Man VS Wild
Friday – 08.06.21
Tonight, after I turned out the bedside lamp and closed my eyes to prepare for sleep, I heard a loud, sporadic buzzing near my head that frightened me. I jumped out of bed and turned the lamp back on, exclaiming “What the fuck was that?” to the empty room.
I looked around but saw nothing amiss, so I climbed back into bed and closed my eyes, this time leaving the lamp on in case it was keeping whatever was buzzing at bay. But again, I heard the frightening noise, and again I jumped out of bed, now a little irritated. I turned the ceiling light on and when I looked around, I saw a large, black fly buzzing by the window.
I’ve never been very good with bugs. I remember going to the Philippines as a child and seeing cockroaches fly across small rooms, and spiders on the wall as big as my hand. I wonder now how I managed to survive it. I must’ve been braver then, or maybe children are just more adaptable.

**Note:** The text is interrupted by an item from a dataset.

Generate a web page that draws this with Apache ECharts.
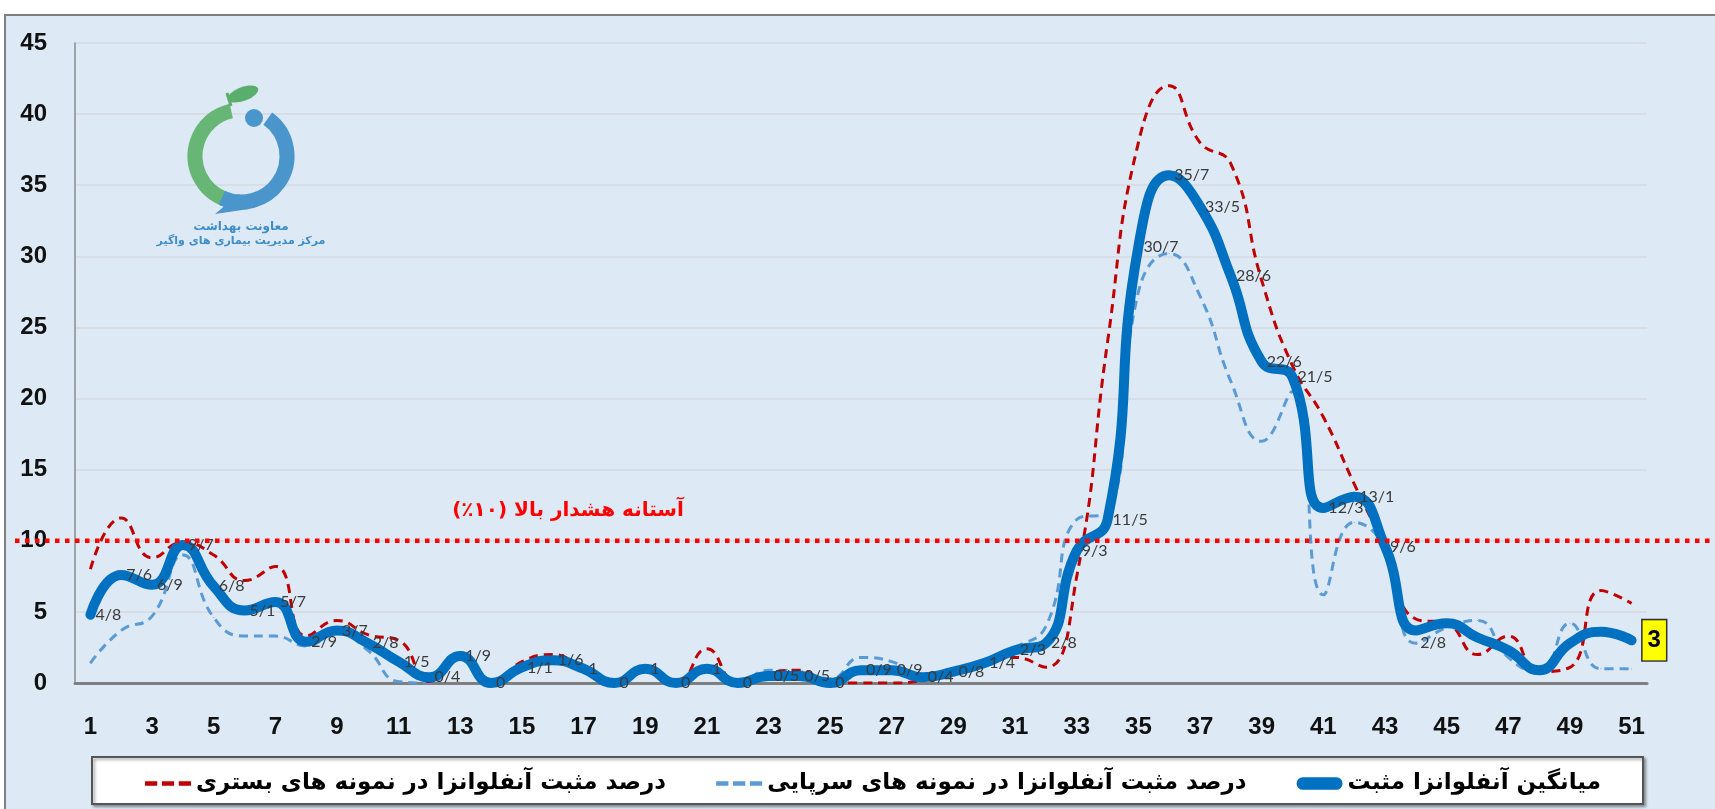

Tonight, I see the fly, and with no one else around, I know I must muster up the courage to take care of it on my own. I rile myself up and tell myself I can do it. I somehow make myself feel strong and capable. Determined, I grab the broomstick from the kitchen, and after eyeballing the distance, I lift it above my head and swoop down for the kill.
I hit it, but don’t kill it, and I watch as it flies in zig-zags across the room while I swipe at the air in a series of near misses. It flies into the light fixture up on the ceiling and then I hear the buzzing stop. I turn the ceiling light off, wondering if it will fly away without the light to attract it, but it doesn’t make a sound. I listen for a couple more minutes and hear no noise.
Suddenly sleepy, I lie back in bed and the new calm seems to give me a sense of perspective. I wonder if the fly is lonely, and I feel guilty for trying to kill a harmless creature that’s simply trying to live its small life in peace.
I wonder about the lifespan of this specific fly. I remember hearing somewhere that some flies are born and live for a single day – maybe even for only a few hours – before dying. I can’t remember where I heard that from and I wonder if I made it up or if it’s common knowledge. And I wonder if, in that single day, the fly is able to go through the whole spectrum of emotion and experience that we might go through in our lifetimes. I wonder what the equivalent for a fly might be - to see the sun set and be completely unaware it could ever rise again.
I guess things can’t be measured and compared like that – life scaled up and down, compressed and expanded. Not everything is relative. The life of a fly must be completely different from the life of a human. Apples and oranges. Everything just bananas. But doesn’t it deserve to experience whatever it can without me cutting it all short?
I feel a newfound sense of generosity and altruism. Maybe the fly has found a home in the light fixture and won’t disturb me anymore. Maybe I can let it live.
But almost as soon as I think that happy thought, I hear the buzz again, and I watch by the lamplight as the fly moves from the fixture to a high corner of the wall.
Some of the generosity lingers and I think about letting it live anyway. But then I imagine it crawling all over my face while I sleep, or waking me up with its incessant buzzing, and I know that it’s either it or me – my room isn’t big enough for the both of us.
I grab the broom again, and this time I know this is the end. I strike down with a clang so loud I worry it startled my upstairs neighbours, and I see the fly’s tiny body fall quickly to the ground. It falls somewhere behind my desk, but I can’t tell exactly where, and I spend the next 20 minutes rearranging that part of my room and trying to find it to no avail. I consider the possibility that it survived, but I haven’t heard the buzzing since.
I don’t like the idea of its corpse casually lying around. I wonder what will happen to it if it’s left undisturbed. Will it just shrivel up and stay there forever? Will it eventually break apart and turn to dust? Someone once told me that dust is partially made of people’s dead skin, so maybe it’ll be kind of like that. Or maybe I made that up too.
Part of me is worried I’ll find the corpse one day when I least expect it, maybe while I’m trying to find something I’ve dropped on the floor, or maybe while I’m doing some much-needed cleaning. Whenever it is, I’m certain it’ll scare me and gross me out.
Hopefully, if I do ever stumble upon it again, I’ll remember how it made me feel generous and brave, even if only for a little while, and how it made me think about life and dust. Knowing me though, I won’t remember any of this at all, and I’ll reluctantly gather it up and throw it in the trash without so much as a second thought.